The Harris Poll ranked the social media apps that respondents found “hardest to break away from”. The winner? Facebook, which 49% of respondents named. Facebook was only declared the winner after Harris Poll-‘ers told men that, technically, Pornhub isn’t a social media app.

 

Michael Phelps lost his race with a great white shark during an event to kick off Discovery Channel Shark Week. The result is not yet official, since the shark has yet to submit a urine sample.

  • Phelps told Jimmy Fallon he wished he could have swam in the open water instead of a protective cage. The shark agreed.

An alligator was spotted and captured swimming near a pier in Miami Beach. Alligators are fresh water creatures, but experts assume it left for the beach because there are more people to eat there.

Donald Trump dedicated the newest naval aircraft carrier, the USS Gerald Ford. Somehow the aircraft carrier received a 35% approval rating in a Washington Post poll.

Reports say Trump has been consulting his legal experts regarding the extent of his Presidential power to pardon. Given the number of family and staff under Federal investigation, “A Thousand Pardons” may go from being an Asian cliche to being Trump’s exit strategy.

Chris Froome won his 3rd consecutive Tour de France. Froome said his title effort took a lot of tainted blood, tainted sweat & tainted tears.

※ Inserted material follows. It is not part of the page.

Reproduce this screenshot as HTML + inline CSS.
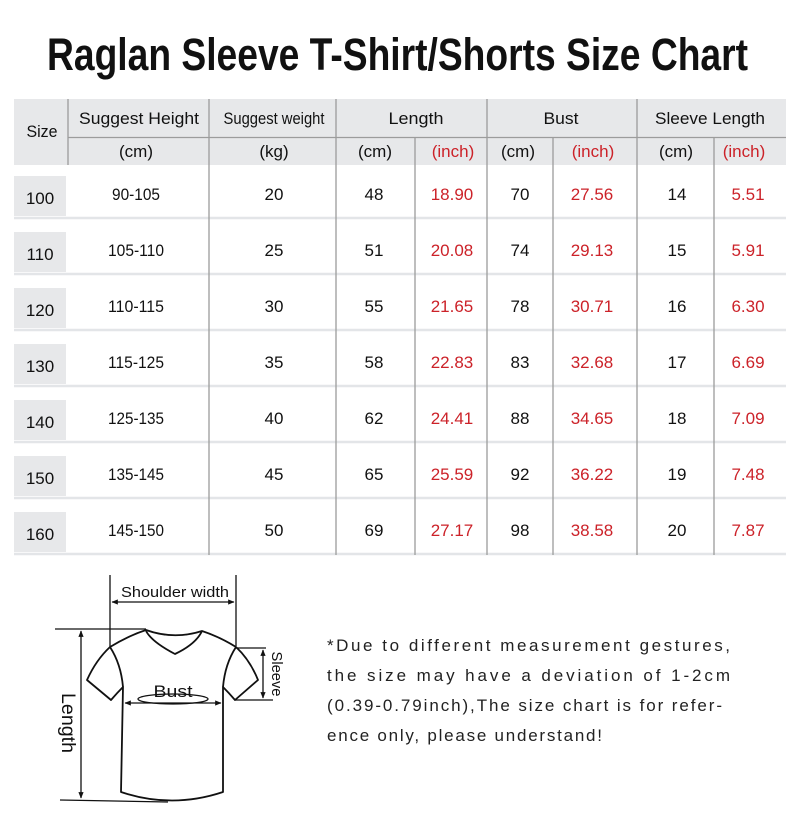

The Department of Labor ordered Wells Fargo Bank to rehire a manager who acted as whistleblower in the company’s fake account scandal, and to pay her $577,500 in back wages. Wells Fargo plans to appeal the ruling and will place the money in six checking accounts that she never asked for.

The robbery of a Fresno CA Starbucks by a man wearing a Transformers mask was foiled when a customer hit him over the head with a chair. The Decepticon was captured and the hero transformed back in to a cappuccino machine.

A Detroit real estate company ad sparked outrage. The Bedrock Detroit outdoor ad with the slogan “See Detroit Like We Do” depicted mostly white people, despite the City of Detroit being 82% black. The ad was removed, and still nobody is all that interested in seeing Detroit.

The Estate of Albert Einstein corrected an Ivanka Trump tweet, which incorrectly attributed a quote “If the facts don’t support the theory, change the facts” to Einstein, even though he never said it. Ivanka replied “there you go, changing the facts.”

Snooty, the world’s oldest manatee in captivity, died just days after his 69th birthday – as the nationwide opioid epidemic claims yet another victim.

Warner Bros and DC Comics announced a Wonder Woman sequel at San Diego Comic Con, after meeting Diana Prince’s demands to be paid ‘Bruce Wayne money’.